- Church: Catholic Church
- Archdiocese: Archdiocese of Nouméa
- In office: 19 June 1981 – 14 January 2025
- Predecessor: Eugène Klein
- Successor: Susitino Sionepoe
- Other post: Apostolic Administrator of Nouméa (January - April 2025)
- Previous posts: Titular Bishop of Nigrae Maiores (1979-1981) Auxiliary Bishop of Nouméa (1979-1981)

Orders
- Ordination: 28 April 1973 by Michel Mondésert
- Consecration: 4 November 1979 by Eugène Klein

Personal details
- Born: 3 April 1944 (age 82) Autun, Saône-et-Loire, Occupied France

= Michel-Marie Calvet =

New Caledonian archbishop (born 1944)

Michel-Marie Bernard Calvet S.M. (born 3 April 1944 in Autun, France) is the French-born New Caledonian prelate who served as Archbishop of Nouméa from 19 June 1981 until his retirement on 14 January 2025. In this time, with more than 43 years, he was longest serving bishop.

== Ministry ==
Calvert was ordained as a Catholic priest in the Society of Mary on 28 April 1973.

On 4 July 1979 Calvert was appointed as an Auxiliary Bishop of the Archdiocese of Nouméa.
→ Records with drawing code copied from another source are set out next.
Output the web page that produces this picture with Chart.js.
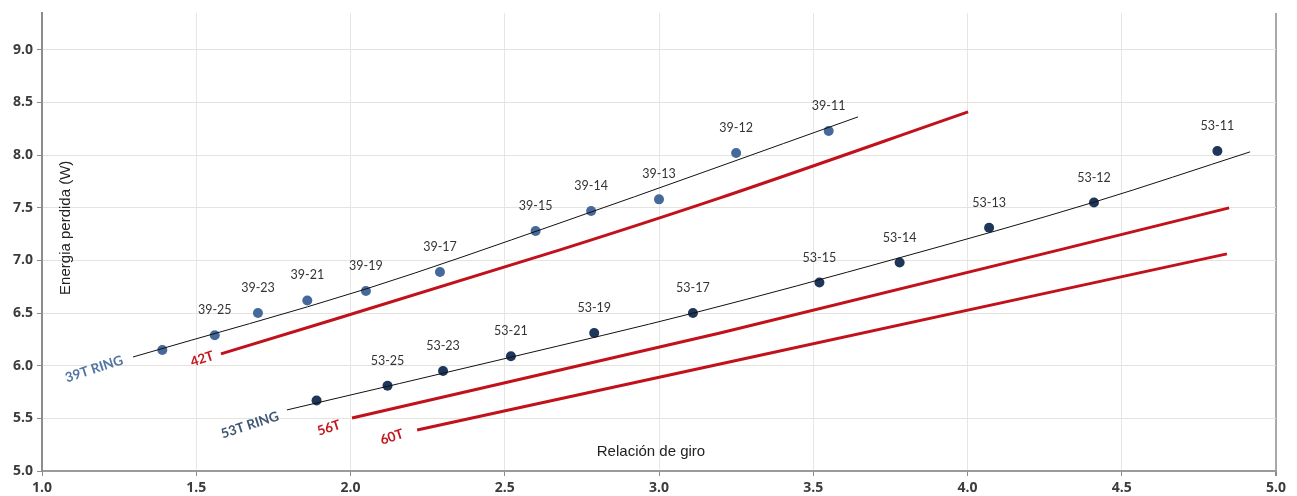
<!DOCTYPE html>
<html>
<head>
<meta charset="utf-8">
<script src="https://cdn.jsdelivr.net/npm/chart.js@4.4.1/dist/chart.umd.min.js"></script>
<style>
  html, body { margin: 0; padding: 0; background: #ffffff; }
  #wrap { position: relative; width: 1297px; height: 496px; }
</style>
</head>
<body>
<div id="wrap"><canvas id="chart" width="1297" height="496"></canvas></div>
<script>
// Gear ratio (x) and lost energy in watts (y) for each chainring / cog combination
const ratio39  = [1.39, 1.56, 1.70, 1.86, 2.05, 2.29, 2.60, 2.78, 3.00, 3.25, 3.55];
const energy39 = [6.15, 6.29, 6.50, 6.62, 6.71, 6.89, 7.28, 7.47, 7.58, 8.02, 8.23];
const labels39 = ['', '39-25', '39-23', '39-21', '39-19', '39-17', '39-15', '39-14', '39-13', '39-12', '39-11'];

const ratio53  = [1.89, 2.12, 2.30, 2.52, 2.79, 3.11, 3.52, 3.78, 4.07, 4.41, 4.81];
const energy53 = [5.67, 5.81, 5.95, 6.09, 6.31, 6.50, 6.79, 6.98, 7.31, 7.55, 8.04];
const labels53 = ['', '53-25', '53-23', '53-21', '53-19', '53-17', '53-15', '53-14', '53-13', '53-12', '53-11'];

// Trend curves through each chainring's points
const trend39X = [1.295, 2.05, 2.679, 3.645];
const trend39Y = [6.083, 6.729, 7.356, 8.363];
const trend53X = [1.794, 2.523, 3.113, 3.778, 4.413, 4.916];
const trend53Y = [5.580, 6.083, 6.501, 7.024, 7.556, 8.031];

// Estimated curves for larger chainrings
const ring42X = [1.580, 2.679, 3.198, 4.002];
const ring42Y = [6.112, 7.100, 7.594, 8.411];
const ring56X = [2.005, 3.198, 4.848];
const ring56Y = [5.504, 6.311, 7.499];
const ring60X = [2.216, 3.198, 4.841];
const ring60Y = [5.390, 6.017, 7.062];

// Axis ticks
const xTicks = [1.0, 1.5, 2.0, 2.5, 3.0, 3.5, 4.0, 4.5, 5.0];
const yTicks = [5.0, 5.5, 6.0, 6.5, 7.0, 7.5, 8.0, 8.5, 9.0];

// Curve names and where they sit on the chart (data units)
const curveNames = ['39T RING', '42T', '53T RING', '56T', '60T'];
const curveNameX = [1.169, 1.519, 1.674, 1.930, 2.134];
const curveNameY = [5.969, 6.064, 5.437, 5.409, 5.323];
const curveNameColors = ['#5274a3', '#c4161e', '#3f5674', '#c4161e', '#c4161e'];

const xTitle = 'Relación de giro';
const yTitle = 'Energia perdida (W)';

const toXY = (xs, ys) => xs.map((x, i) => ({ x: x, y: ys[i] }));

const RED = '#c1121c';
const BLUE = '#46699b';
const NAVY = '#1e3659';

function lineSet(xs, ys, color, width) {
  return {
    data: toXY(xs, ys),
    showLine: true,
    borderColor: color,
    borderWidth: width,
    pointRadius: 0,
    pointHoverRadius: 0,
    cubicInterpolationMode: 'monotone',
    fill: false
  };
}

function pointSet(xs, ys, labels, color) {
  return {
    data: toXY(xs, ys),
    showLine: false,
    pointRadius: 5,
    pointHoverRadius: 5,
    pointBackgroundColor: color,
    pointBorderColor: color,
    pointBorderWidth: 0,
    pointLabels: labels
  };
}

// Draws the gear combination above each dot
const pointLabelPlugin = {
  id: 'pointLabels',
  afterDatasetsDraw(chart) {
    const ctx = chart.ctx;
    ctx.save();
    ctx.font = '12.5px Lato, "Open Sans", sans-serif';
    ctx.fillStyle = '#333333';
    ctx.textAlign = 'center';
    ctx.textBaseline = 'middle';
    chart.data.datasets.forEach((ds, di) => {
      if (!ds.pointLabels) return;
      const meta = chart.getDatasetMeta(di);
      meta.data.forEach((pt, i) => {
        const txt = ds.pointLabels[i];
        if (txt) ctx.fillText(txt, pt.x, pt.y - 25);
      });
    });
    ctx.restore();
  }
};

// Curve names and axis titles drawn inside the plot area
const annotationPlugin = {
  id: 'annotations',
  afterDatasetsDraw(chart) {
    const ctx = chart.ctx;
    const xs = chart.scales.x, ys = chart.scales.y;
    ctx.save();
    ctx.textAlign = 'center';
    ctx.textBaseline = 'middle';
    ctx.font = 'bold 13.5px Lato, "Open Sans", sans-serif';
    curveNames.forEach((name, i) => {
      ctx.save();
      ctx.translate(xs.getPixelForValue(curveNameX[i]), ys.getPixelForValue(curveNameY[i]));
      ctx.rotate(-18 * Math.PI / 180);
      ctx.fillStyle = curveNameColors[i];
      ctx.fillText(name, 0, 0);
      ctx.restore();
    });

    ctx.font = '15px "Liberation Sans", Arial, sans-serif';
    ctx.fillStyle = '#222222';
    ctx.fillText(xTitle, xs.getPixelForValue(2.974), ys.getPixelForValue(5.18));

    ctx.save();
    ctx.translate(chart.chartArea.left + 24, ys.getPixelForValue(7.31));
    ctx.rotate(-Math.PI / 2);
    ctx.fillText(yTitle, 0, 0);
    ctx.restore();
    ctx.restore();
  }
};

const tickFont = { family: '"Open Sans", Lato, sans-serif', size: 14, weight: 'bold' };

new Chart(document.getElementById('chart'), {
  type: 'scatter',
  data: {
    datasets: [
      lineSet(ring42X, ring42Y, RED, 3),
      lineSet(ring56X, ring56Y, RED, 3),
      lineSet(ring60X, ring60Y, RED, 3),
      lineSet(trend39X, trend39Y, '#111111', 1),
      lineSet(trend53X, trend53Y, '#111111', 1),
      pointSet(ratio39, energy39, labels39, BLUE),
      pointSet(ratio53, energy53, labels53, NAVY)
    ]
  },
  options: {
    responsive: false,
    animation: false,
    layout: { padding: { top: 13, right: 21, bottom: 0, left: 0 } },
    plugins: {
      legend: { display: false },
      tooltip: { enabled: false }
    },
    scales: {
      x: {
        type: 'linear',
        min: xTicks[0],
        max: xTicks[xTicks.length - 1],
        afterBuildTicks: s => { s.ticks = xTicks.map(v => ({ value: v })); },
        afterFit: s => { s.height = 25; },
        grid: {
          color: ctx => (ctx.tick && ctx.tick.value === 5 ? '#a8a8a8' : '#e6e6e6'),
          lineWidth: ctx => (ctx.tick && ctx.tick.value === 5 ? 2 : 1),
          tickColor: '#8c8c8c',
          tickLength: 5,
          drawTicks: true
        },
        border: { display: true, color: '#9a9a9a', width: 2 },
        ticks: {
          padding: 4,
          color: '#3c3c3c',
          font: tickFont,
          callback: v => Number(v).toFixed(1)
        }
      },
      y: {
        type: 'linear',
        min: yTicks[0],
        max: 9.35,
        afterBuildTicks: s => { s.ticks = yTicks.map(v => ({ value: v })); },
        afterFit: s => { s.width = 42; },
        grid: {
          color: '#e4e3dc',
          lineWidth: 1,
          tickColor: '#8c8c8c',
          tickLength: 5,
          drawTicks: true
        },
        border: { display: true, color: '#8c8c8c', width: 2 },
        ticks: {
          padding: 4,
          color: '#3c3c3c',
          font: tickFont,
          callback: v => Number(v).toFixed(1)
        }
      }
    }
  },
  plugins: [pointLabelPlugin, annotationPlugin]
});
</script>
</body>
</html>
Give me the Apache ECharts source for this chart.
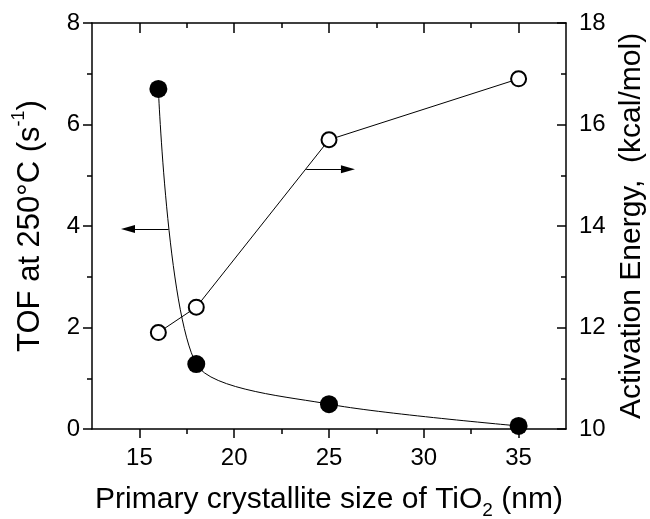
<!DOCTYPE html>
<html>
<head>
<meta charset="utf-8">
<script src="https://cdn.jsdelivr.net/npm/echarts@6/dist/echarts.min.js"></script>
<style>
html,body{margin:0;padding:0;background:#fff;}
#chart{width:650px;height:519px;}
</style>
</head>
<body>
<div id="chart"></div>
<script>
const sizes = [16, 18, 25, 35];
const tof = [6.7, 1.28, 0.49, 0.06];
const activation = [11.9, 12.4, 15.7, 16.9];
const xMajorTicks = [15, 20, 25, 30, 35];
const xMinorTicks = [17.5, 22.5, 27.5, 32.5];
const tofArrow = [[16.54, 3.94], [14.4, 3.94]];
const eaArrow = [[23.8, 15.12], [26.0, 15.12]];

const FONT = "'Liberation Sans', Arial, sans-serif";
const axisLine = { show: true, lineStyle: { color: '#000', width: 1.5 } };

const chart = echarts.init(document.getElementById('chart'), null, { renderer: 'canvas' });

const xBase = { type: 'value', min: 12.5, max: 37.5, gridIndex: 0, splitLine: { show: false } };

chart.setOption({
  animation: false,
  backgroundColor: '#fff',
  textStyle: { fontFamily: FONT, color: '#000' },
  grid: { left: 92, right: 84, top: 23, bottom: 90, containLabel: false, outerBoundsMode: 'none' },
  xAxis: [
    Object.assign({}, xBase, {
      position: 'bottom',
      axisLine: axisLine,
      axisTick: { show: true, inside: false, length: 9, customValues: xMajorTicks, lineStyle: { color: '#000', width: 1.5 } },
      axisLabel: { show: true, customValues: xMajorTicks, fontSize: 24, color: '#000', fontFamily: FONT, margin: 17 },
      name: '{a|Primary crystallite size of TiO}{sub|2}{a| (nm)}',
      nameLocation: 'middle',
      nameGap: 51,
      nameTextStyle: {
        rich: {
          a: { fontSize: 30, fontFamily: FONT, color: '#000', lineHeight: 40, verticalAlign: 'middle' },
          sub: { fontSize: 19, fontFamily: FONT, color: '#000', lineHeight: 40, verticalAlign: 'bottom' }
        }
      }
    }),
    Object.assign({}, xBase, {
      position: 'bottom',
      axisLine: { show: false },
      axisTick: { show: true, inside: false, length: 5, customValues: xMinorTicks, lineStyle: { color: '#000', width: 1.5 } },
      axisLabel: { show: false }
    }),
    Object.assign({}, xBase, {
      position: 'top',
      axisLine: axisLine,
      axisTick: { show: true, inside: true, length: 10, customValues: xMajorTicks, lineStyle: { color: '#000', width: 1.5 } },
      axisLabel: { show: false }
    }),
    Object.assign({}, xBase, {
      position: 'top',
      axisLine: { show: false },
      axisTick: { show: true, inside: true, length: 5, customValues: xMinorTicks, lineStyle: { color: '#000', width: 1.5 } },
      axisLabel: { show: false }
    })
  ],
  yAxis: [
    {
      type: 'value', min: 0, max: 8, interval: 2, position: 'left',
      splitLine: { show: false },
      axisLine: axisLine,
      axisTick: { show: true, inside: false, length: 9, lineStyle: { color: '#000', width: 1.5 } },
      minorTick: { show: true, splitNumber: 2, length: 5, lineStyle: { color: '#000', width: 1.5 } },
      axisLabel: { fontSize: 24, color: '#000', fontFamily: FONT, margin: 12 },
      name: '{a|TOF at 250°C (s}{sup|-1}{a|)}',
      nameLocation: 'middle',
      nameRotate: 90,
      nameGap: 46,
      nameTextStyle: {
        rich: {
          a: { fontSize: 31, fontFamily: FONT, color: '#000', lineHeight: 36, verticalAlign: 'bottom' },
          sup: { fontSize: 18, fontFamily: FONT, color: '#000', lineHeight: 36, verticalAlign: 'top' }
        }
      }
    },
    {
      type: 'value', min: 10, max: 18, interval: 2, position: 'right',
      splitLine: { show: false },
      axisLine: axisLine,
      axisTick: { show: true, inside: true, length: 9, lineStyle: { color: '#000', width: 1.5 } },
      minorTick: { show: true, splitNumber: 2, length: 5, lineStyle: { color: '#000', width: 1.5 } },
      axisLabel: { fontSize: 24, color: '#000', fontFamily: FONT, margin: 13 },
      name: 'Activation Energy,  (kcal/mol)',
      nameLocation: 'middle',
      nameRotate: 90,
      nameGap: 50,
      nameTextStyle: { fontSize: 30, fontFamily: FONT, color: '#000' }
    }
  ],
  series: [
    {
      name: 'TOF',
      type: 'line',
      xAxisIndex: 0,
      yAxisIndex: 0,
      data: sizes.map((x, i) => [x, tof[i]]),
      smooth: 0.25,
      symbol: 'circle',
      symbolSize: 18,
      itemStyle: { color: '#000' },
      lineStyle: { color: '#000', width: 1 },
      z: 3,
      markLine: {
        silent: true,
        symbol: ['none', 'triangle'],
        symbolSize: [8, 14],
        label: { show: false },
        lineStyle: { color: '#000', width: 1.2, type: 'solid' },
        data: [[{ coord: tofArrow[0] }, { coord: tofArrow[1] }]]
      }
    },
    {
      name: 'Activation Energy',
      type: 'line',
      xAxisIndex: 0,
      yAxisIndex: 1,
      data: sizes.map((x, i) => [x, activation[i]]),
      symbol: 'circle',
      symbolSize: 15,
      itemStyle: { color: '#fff', borderColor: '#000', borderWidth: 2 },
      lineStyle: { color: '#000', width: 1 },
      z: 4,
      markLine: {
        silent: true,
        symbol: ['none', 'triangle'],
        symbolSize: [8, 14],
        label: { show: false },
        lineStyle: { color: '#000', width: 1.2, type: 'solid' },
        data: [[{ coord: eaArrow[0] }, { coord: eaArrow[1] }]]
      }
    }
  ]
});
</script>
</body>
</html>
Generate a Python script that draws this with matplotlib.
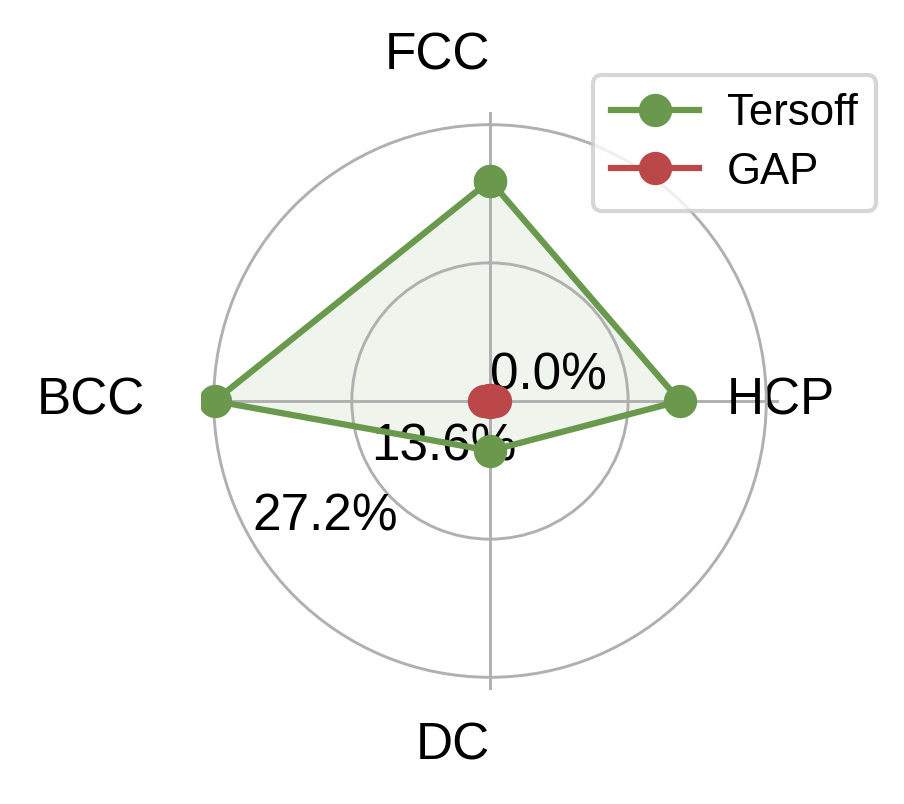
import numpy as np
import matplotlib.pyplot as plt

plt.rcParams['font.family'] = ['Liberation Sans', 'DejaVu Sans']

categories = ['FCC', 'HCP', 'DC', 'BCC']
tersoff = [21.7, 18.7, 4.9, 27.1]
gap = [0.1, 0.5, 0.1, 0.6]
rticks = [0.0, 13.6, 27.2]

green = '#6a994e'
red = '#bc4749'

angles = np.linspace(0, 2 * np.pi, len(categories), endpoint=False).tolist()
angles_c = angles + angles[:1]

fig = plt.figure(figsize=(904 / 300, 804 / 300), dpi=300)
ax = fig.add_axes([0.2223, 0.1418, 0.6394, 0.7189], projection='polar')
ax.set_theta_offset(np.pi / 2)
ax.set_theta_direction(-1)

t = tersoff + tersoff[:1]
g = gap + gap[:1]
ax.plot(angles_c, t, color=green, lw=1.5, marker='o', ms=7, label='Tersoff')
ax.fill(angles_c, t, color=green, alpha=0.1)
ax.plot(angles_c, g, color=red, lw=1.5, marker='o', ms=7, label='GAP')

ax.set_xticks(angles)
ax.set_xticklabels(categories, fontsize=12.3, ha='right')
ax.tick_params(axis='x', pad=3)
ax.set_yticks(rticks)
ax.set_yticklabels([f'{v:.1f}%' for v in rticks], fontsize=12.3)
ax.set_rlabel_position(239.5)
ax.set_ylim(0, 28.45)
ax.spines['polar'].set_visible(False)
ax.grid(color='#b0b0b0', lw=0.7)

fig.legend(loc='upper right', bbox_to_anchor=(0.969, 0.907), fontsize=10.5,
           borderaxespad=0, fancybox=True, labelspacing=0.4, borderpad=0.42,
           handletextpad=0.64)

fig.savefig('out.png', dpi=300)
He was simultaneously appointed Titular Bishop of Nigrae Maiores on the same day.

Michel-Marie Calvet was appointed Archbishop of Nouméa on 19 June 1981.

Michel-Marie Calvet said during the Day of Pentecost Sunday mass as a result of the 2024 New Caledonia unrest that the community had "betrayed our faith, our baptism and Jesus through its divisions." He also called on the public and leaders of New Caledonia to denounce violence and to work together for a "shared peaceful future, of lost and found fraternity."